> [EXERCISE DESCRIPTION]:
Quote word for word the lines below, beginning with the first and ending with the one that has "N_SAMPLES = 1000". Drop the pictures.

> [DATA BLOCK]:
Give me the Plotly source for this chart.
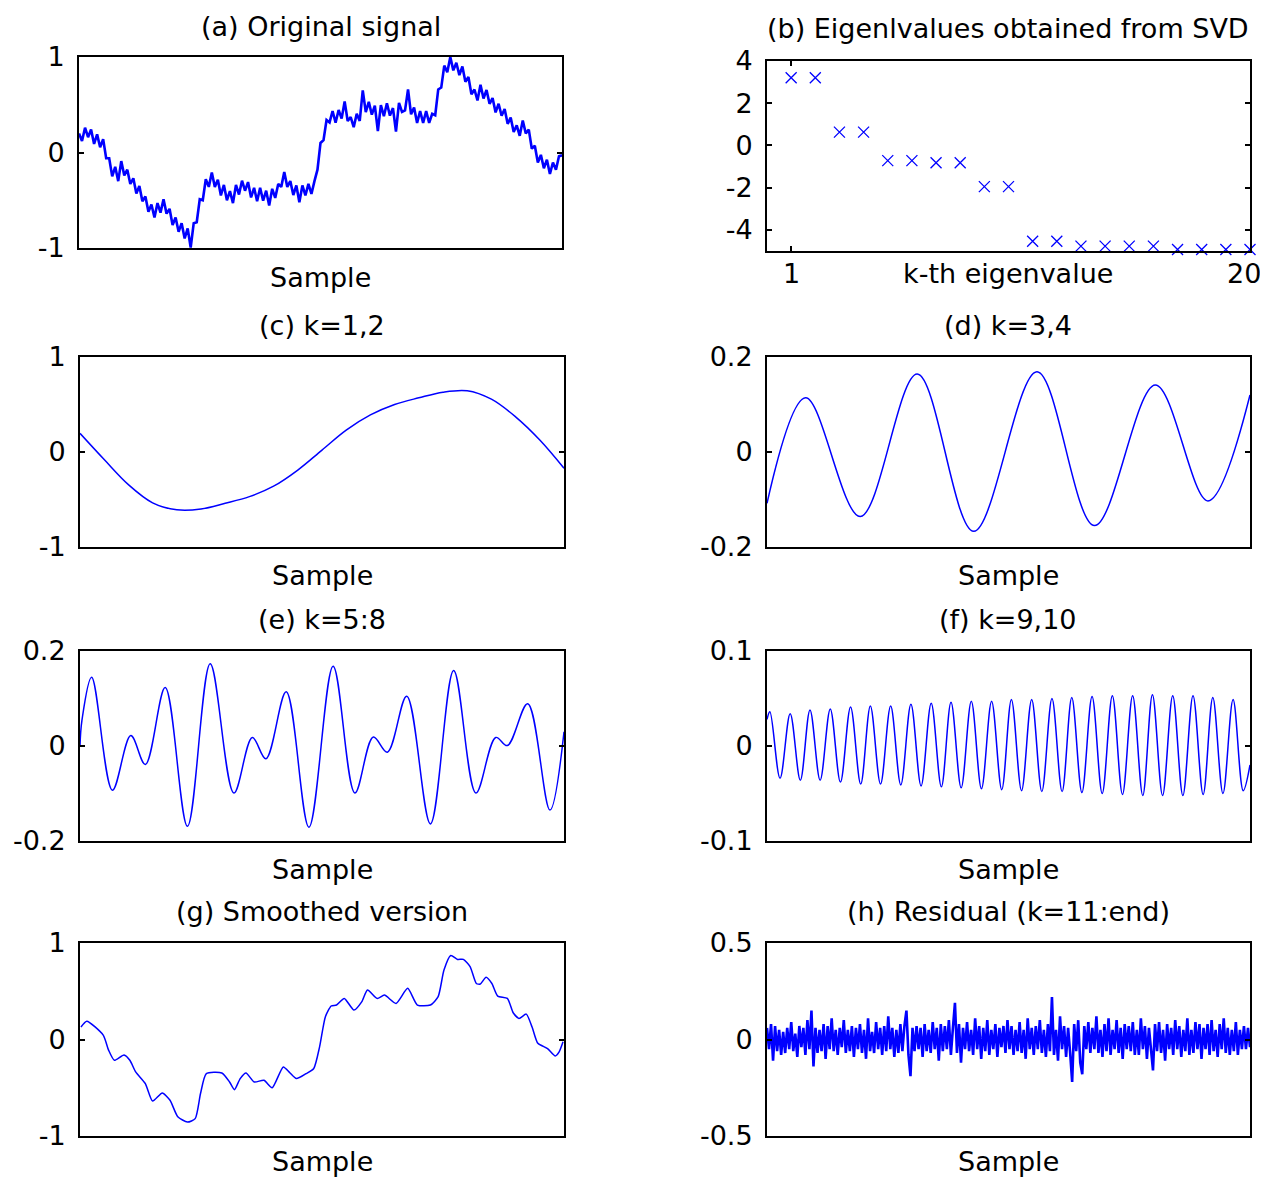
import plotly.graph_objects as go

# page geometry: the plot div sits inside the default 8px body margin
PAGE_W, PAGE_H = 1268, 1180
OFF = 8
W, H = PAGE_W - OFF, PAGE_H - OFF
FONT = "DejaVu Sans, Verdana, sans-serif"
FS = 27
BLUE = "#0000ff"
N_SAMPLES = 1000

# ---------------- data ----------------
# (a) original signal, evenly spaced over the sample axis
signal_original = [
    0.20, 0.12, 0.26, 0.16, 0.24, 0.09, 0.19, 0.055, 0.14, -0.06,
    -0.06, -0.25, -0.15, -0.30, -0.09, -0.24, -0.18, -0.33, -0.27, -0.43,
    -0.35, -0.51, -0.46, -0.62, -0.545, -0.68, -0.53, -0.63, -0.49, -0.64,
    -0.59, -0.76, -0.68, -0.83, -0.74, -0.90, -0.795, -0.995, -0.74, -0.73,
    -0.49, -0.50, -0.28, -0.36, -0.21, -0.36, -0.285, -0.45, -0.34, -0.50,
    -0.405, -0.53, -0.34, -0.44, -0.295, -0.40, -0.31, -0.47, -0.37, -0.51,
    -0.37, -0.505, -0.40, -0.555, -0.38, -0.475, -0.33, -0.36, -0.205, -0.36,
    -0.30, -0.445, -0.345, -0.52, -0.345, -0.45, -0.328, -0.434, -0.30, -0.18,
    0.10, 0.13, 0.34, 0.315, 0.435, 0.312, 0.445, 0.355, 0.535, 0.33,
    0.37, 0.265, 0.405, 0.33, 0.65, 0.423, 0.53, 0.396, 0.49, 0.225,
    0.497, 0.38, 0.516, 0.386, 0.465, 0.22, 0.52, 0.425, 0.44, 0.66,
    0.40, 0.47, 0.31, 0.433, 0.31, 0.433, 0.31, 0.405, 0.39, 0.66,
    0.68, 0.91, 0.84, 1.0, 0.86, 0.94, 0.81, 0.90, 0.74, 0.79,
    0.61, 0.66, 0.545, 0.71, 0.565, 0.655, 0.51, 0.57, 0.42, 0.51,
    0.385, 0.455, 0.30, 0.365, 0.215, 0.285, 0.175, 0.335, 0.20, 0.24,
    0.04, 0.07, -0.105, -0.025, -0.165, -0.075, -0.225, -0.105, -0.18, -0.04, -0.03,
]

# (b) eigenvalues (log scale values as plotted)
eig_index = list(range(1, 21))
eig_values = [3.21, 3.21, 0.63, 0.63, -0.72, -0.72, -0.82, -0.82, -1.95, -1.95,
              -4.54, -4.54, -4.77, -4.77, -4.77, -4.77, -4.93, -4.93, -4.93, -4.93]

# (c) k=1,2
comp12_samples = [0, 50, 100, 150, 200, 250, 300, 350, 400, 450, 500,
                  550, 600, 650, 700, 750, 800, 850, 900, 950, 1000]
comp12_values = [0.196, -0.08, -0.344, -0.535, -0.608, -0.60, -0.54, -0.47, -0.36, -0.19, 0.02,
                 0.23, 0.39, 0.50, 0.57, 0.63, 0.645, 0.556, 0.37, 0.126, -0.171]

# (d) k=3,4 (extrema)
comp34_samples = [0, 80, 193, 311, 428, 559, 678, 804, 913, 1000]
comp34_values = [-0.108, 0.114, -0.136, 0.164, -0.167, 0.169, -0.155, 0.141, -0.103, 0.12]

# (e) k=5:8 (extrema)
comp58_samples = [0, 4, 24, 67, 105, 135, 176, 222, 269, 318, 356, 384, 426, 473,
                  523, 568, 606, 635, 675, 724, 772, 818, 859, 883, 925, 971, 1000]
comp58_values = [0.0, 0.054, 0.145, -0.093, 0.022, -0.039, 0.123, -0.169, 0.173, -0.099,
                 0.018, -0.027, 0.114, -0.171, 0.168, -0.099, 0.019, -0.013, 0.105, -0.164,
                 0.159, -0.099, 0.018, 0.001, 0.089, -0.135, 0.03]

# (f) k=9,10 (alternating peaks and troughs)
comp910_samples = [0, 6, 27, 48, 69, 89, 110, 131, 152, 173, 194, 214, 235, 256, 277, 298,
                   319, 340, 361, 381, 402, 423, 444, 465, 486, 506, 527, 548, 569, 590,
                   611, 631, 652, 673, 694, 715, 736, 757, 778, 798, 819, 840, 861, 882,
                   903, 923, 944, 965, 986, 1000]
comp910_values = [0.028, 0.036, -0.034, 0.034, -0.036, 0.038, -0.036, 0.039, -0.038, 0.041,
                  -0.040, 0.042, -0.040, 0.042, -0.041, 0.044, -0.042, 0.045, -0.043, 0.046,
                  -0.044, 0.047, -0.045, 0.047, -0.046, 0.049, -0.047, 0.049, -0.048, 0.050,
                  -0.048, 0.051, -0.049, 0.052, -0.050, 0.053, -0.051, 0.053, -0.052, 0.054,
                  -0.052, 0.053, -0.052, 0.053, -0.051, 0.051, -0.050, 0.049, -0.047, -0.02]

# (g) smoothed version
smooth_samples = [2, 14, 48, 59, 71, 91, 103, 115, 135, 150, 170, 186, 202, 222, 238, 249,
                  261, 293, 309, 319, 331, 343, 360, 380, 397, 420, 434, 447, 467, 483, 495,
                  507, 519, 530, 546, 566, 582, 594, 614, 629, 653, 677, 697, 724, 740, 752,
                  766, 780, 792, 806, 819, 827, 839, 851, 863, 883, 895, 907, 922, 934, 946,
                  966, 982, 990, 998]
smooth_values = [0.13, 0.19, 0.045, -0.11, -0.215, -0.16, -0.215, -0.336, -0.457, -0.638,
                 -0.555, -0.63, -0.80, -0.856, -0.82, -0.56, -0.354, -0.347, -0.44, -0.52,
                 -0.405, -0.347, -0.44, -0.423, -0.50, -0.284, -0.347, -0.405, -0.354, -0.30,
                 -0.076, 0.236, 0.347, 0.357, 0.426, 0.305, 0.39, 0.513, 0.426, 0.46,
                 0.374, 0.53, 0.357, 0.357, 0.444, 0.72, 0.87, 0.83, 0.83, 0.756,
                 0.58, 0.575, 0.645, 0.58, 0.45, 0.426, 0.277, 0.218, 0.263, 0.13,
                 -0.04, -0.094, -0.17, -0.128, -0.024]

# (h) residual, evenly spaced over the sample axis
residual = [
    0.06, -0.05, 0.08, -0.11, 0.07, -0.06, 0.05, -0.08, 0.04, -0.07, 0.06, -0.05, 0.09, -0.06, 0.03, -0.09, 0.07, -0.04, 0.06, -0.08,
    0.10, -0.05, 0.15, -0.14, 0.06, -0.07, 0.05, -0.06, 0.08, -0.10, 0.07, -0.05, 0.11, -0.06, 0.05, -0.08, 0.06, -0.04, 0.10, -0.07,
    0.05, -0.06, 0.07, -0.09, 0.06, -0.05, 0.08, -0.07, 0.05, -0.10, 0.11, -0.06, 0.04, -0.07, 0.09, -0.05, 0.06, -0.08, 0.07, -0.06,
    0.12, -0.05, 0.06, -0.09, 0.05, -0.07, 0.08, -0.06, 0.07, 0.15, -0.08, -0.19, 0.06, -0.06, 0.07, -0.05, 0.06, -0.09, 0.08, -0.06,
    0.05, -0.07, 0.09, -0.05, 0.06, -0.11, 0.08, -0.06, 0.07, -0.05, 0.10, -0.08, 0.06, 0.19, -0.07, 0.08, -0.12, 0.06, -0.05, 0.09,
    -0.06, 0.05, -0.08, 0.11, -0.05, 0.07, -0.10, 0.06, -0.06, 0.10, -0.08, 0.05, -0.05, 0.08, -0.09, 0.06, -0.04, 0.07, -0.07, 0.10,
    -0.05, 0.07, -0.08, 0.05, -0.06, 0.09, -0.07, 0.05, -0.10, 0.11, -0.05, 0.06, -0.08, 0.07, -0.05, 0.10, -0.07, 0.05, -0.09, 0.08,
    -0.06, 0.22, -0.08, 0.05, -0.11, 0.12, -0.05, 0.07, -0.09, 0.06, -0.07, -0.22, 0.08, -0.06, 0.10, -0.12, -0.18, 0.07, -0.05, 0.09,
    -0.07, 0.06, -0.05, 0.12, -0.07, 0.05, -0.09, 0.08, -0.06, 0.11, -0.08, 0.05, -0.05, 0.10, -0.07, 0.06, -0.10, 0.08, -0.05, 0.07,
    -0.06, 0.09, -0.08, 0.05, -0.08, 0.11, -0.05, 0.07, -0.10, 0.06, -0.05, -0.16, 0.08, -0.06, 0.09, -0.07, 0.05, -0.11, 0.08, -0.05,
    0.06, -0.08, 0.10, -0.05, 0.07, -0.09, 0.05, -0.06, 0.11, -0.08, 0.05, -0.07, 0.09, -0.05, 0.08, -0.10, 0.06, -0.05, 0.08, -0.08,
    0.10, -0.06, 0.05, -0.09, 0.08, -0.05, 0.11, -0.07, 0.06, -0.08, 0.05, -0.06, 0.09, -0.08, 0.05, -0.05, 0.07, -0.05, 0.06, -0.04,
]

titles = ["(a) Original signal", "(b) Eigenlvalues obtained from SVD", "(c) k=1,2", "(d) k=3,4",
          "(e) k=5:8", "(f) k=9,10", "(g) Smoothed version", "(h) Residual (k=11:end)"]
xlabels = ["Sample", "k-th eigenvalue", "Sample", "Sample", "Sample", "Sample", "Sample", "Sample"]
y_ticks = [[-1, 0, 1], [-4, -2, 0, 2, 4], [-1, 0, 1], [-0.2, 0, 0.2],
           [-0.2, 0, 0.2], [-0.1, 0, 0.1], [-1, 0, 1], [-0.5, 0, 0.5]]
y_ticktext = [["-1", "0", "1"], ["-4", "-2", "0", "2", "4"], ["-1", "0", "1"], ["-0.2", "0", "0.2"],
              ["-0.2", "0", "0.2"], ["-0.1", "0", "0.1"], ["-1", "0", "1"], ["-0.5", "0", "0.5"]]
y_ranges = [[-1, 1], [-5, 4], [-1, 1], [-0.2, 0.2], [-0.2, 0.2], [-0.1, 0.1], [-1, 1], [-0.5, 0.5]]
eig_xtick_vals = [1, 20]
eig_xtick_text = ["1", "20"]

# ---------------- layout geometry (page pixels) ----------------
boxes = [
    (79, 57, 562, 248),
    (767, 61, 1250, 251),
    (80, 357, 564, 547),
    (767, 357, 1250, 547),
    (80, 651, 564, 841),
    (767, 651, 1250, 841),
    (80, 943, 564, 1136),
    (767, 943, 1250, 1136),
]
title_y = [26, 28, 326, 326, 619, 619, 911, 911]
xlabel_y = [277, 274, 575, 575, 869, 869, 1161, 1161]


def px(x):
    return (x - OFF) / W


def py(y):
    return 1 - (y - OFF) / H


fig = go.Figure()


def ax(i):
    return ("x", "y") if i == 0 else (f"x{i+1}", f"y{i+1}")


# (a)
n_a = len(signal_original)
xa, ya = ax(0)
fig.add_trace(go.Scatter(x=[k * N_SAMPLES / (n_a - 1) for k in range(n_a)], y=signal_original,
                         mode="lines", line=dict(color=BLUE, width=2.6), xaxis=xa, yaxis=ya))
# (b)
xb, yb = ax(1)
fig.add_trace(go.Scatter(x=eig_index, y=eig_values, mode="markers", cliponaxis=False,
                         marker=dict(symbol="x-thin", size=11, color=BLUE,
                                     line=dict(color=BLUE, width=1.3)),
                         xaxis=xb, yaxis=yb))
# (c)
xc, yc = ax(2)
fig.add_trace(go.Scatter(x=comp12_samples, y=comp12_values, mode="lines",
                         line=dict(color=BLUE, width=1.5, shape="spline"), xaxis=xc, yaxis=yc))
# (d)
xd, yd = ax(3)
fig.add_trace(go.Scatter(x=comp34_samples, y=comp34_values, mode="lines",
                         line=dict(color=BLUE, width=1.5, shape="spline"), xaxis=xd, yaxis=yd))
# (e)
xe, ye = ax(4)
fig.add_trace(go.Scatter(x=comp58_samples, y=comp58_values, mode="lines",
                         line=dict(color=BLUE, width=1.5, shape="spline"), xaxis=xe, yaxis=ye))
# (f)
xf, yf = ax(5)
fig.add_trace(go.Scatter(x=comp910_samples, y=comp910_values, mode="lines",
                         line=dict(color=BLUE, width=1.5, shape="spline"), xaxis=xf, yaxis=yf))
# (g)
xg, yg = ax(6)
fig.add_trace(go.Scatter(x=smooth_samples, y=smooth_values, mode="lines",
                         line=dict(color=BLUE, width=1.5, shape="spline", smoothing=0.6),
                         xaxis=xg, yaxis=yg))
# (h)
n_h = len(residual)
xh, yh = ax(7)
fig.add_trace(go.Scatter(x=[k * N_SAMPLES / (n_h - 1) for k in range(n_h)], y=residual,
                         mode="lines", line=dict(color=BLUE, width=2.6), xaxis=xh, yaxis=yh))

layout = dict(template="none", width=W, height=H,
              margin=dict(l=0, r=0, t=0, b=0, pad=0, autoexpand=False),
              paper_bgcolor="white", plot_bgcolor="white", showlegend=False,
              font=dict(family=FONT, size=FS, color="black"))

annotations = []
for i, (x0, y0, x1, y1) in enumerate(boxes):
    sfx = "" if i == 0 else str(i + 1)
    xaxis = dict(domain=[px(x0), px(x1)], anchor="y" + sfx, showgrid=False, zeroline=False,
                 automargin=False, showline=True, linecolor="black", linewidth=2, mirror=True,
                 range=[0, N_SAMPLES], showticklabels=False, ticks="")
    if i == 1:
        # tick marks at 1 and 20; the labels are drawn as text below so "20" stays inside the page
        xaxis.update(range=[0, 20], tickvals=eig_xtick_vals, ticks="inside", ticklen=5,
                     tickwidth=1.5, tickcolor="black", mirror="ticks", showticklabels=False)
        for v, t in zip(eig_xtick_vals, eig_xtick_text):
            last = v == eig_xtick_vals[-1]
            annotations.append(dict(text=t, x=v, xref="x2", y=py(274), yref="paper",
                                    xanchor="right" if last else "center", yanchor="middle",
                                    xshift=13 if last else 0, showarrow=False,
                                    font=dict(family=FONT, size=FS, color="black")))
    yaxis = dict(domain=[py(y1), py(y0)], anchor="x" + sfx, showgrid=False, zeroline=False,
                 automargin=False, showline=True, linecolor="black", linewidth=2, mirror="ticks",
                 range=y_ranges[i], tickvals=y_ticks[i], ticktext=y_ticktext[i],
                 ticks="inside", ticklen=5, tickwidth=1.5, tickcolor="black",
                 ticklabeloverflow="allow", ticklabelstandoff=7,
                 tickfont=dict(family=FONT, size=FS, color="black"))
    layout["xaxis" + sfx] = xaxis
    layout["yaxis" + sfx] = yaxis
    cx = px((x0 + x1) / 2)
    annotations.append(dict(text=titles[i], x=cx, y=py(title_y[i]), xref="paper", yref="paper",
                            xanchor="center", yanchor="middle", showarrow=False,
                            font=dict(family=FONT, size=FS, color="black")))
    annotations.append(dict(text=xlabels[i], x=cx, y=py(xlabel_y[i]), xref="paper", yref="paper",
                            xanchor="center", yanchor="middle", showarrow=False,
                            font=dict(family=FONT, size=FS, color="black")))
layout["annotations"] = annotations
fig.update_layout(**layout)

fig.write_html("out.html")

> [EXERCISE OUTPUT]:
Give me the Plotly source for this chart.
import plotly.graph_objects as go

# page geometry: the plot div sits inside the default 8px body margin
PAGE_W, PAGE_H = 1268, 1180
OFF = 8
W, H = PAGE_W - OFF, PAGE_H - OFF
FONT = "DejaVu Sans, Verdana, sans-serif"
FS = 27
BLUE = "#0000ff"
N_SAMPLES = 1000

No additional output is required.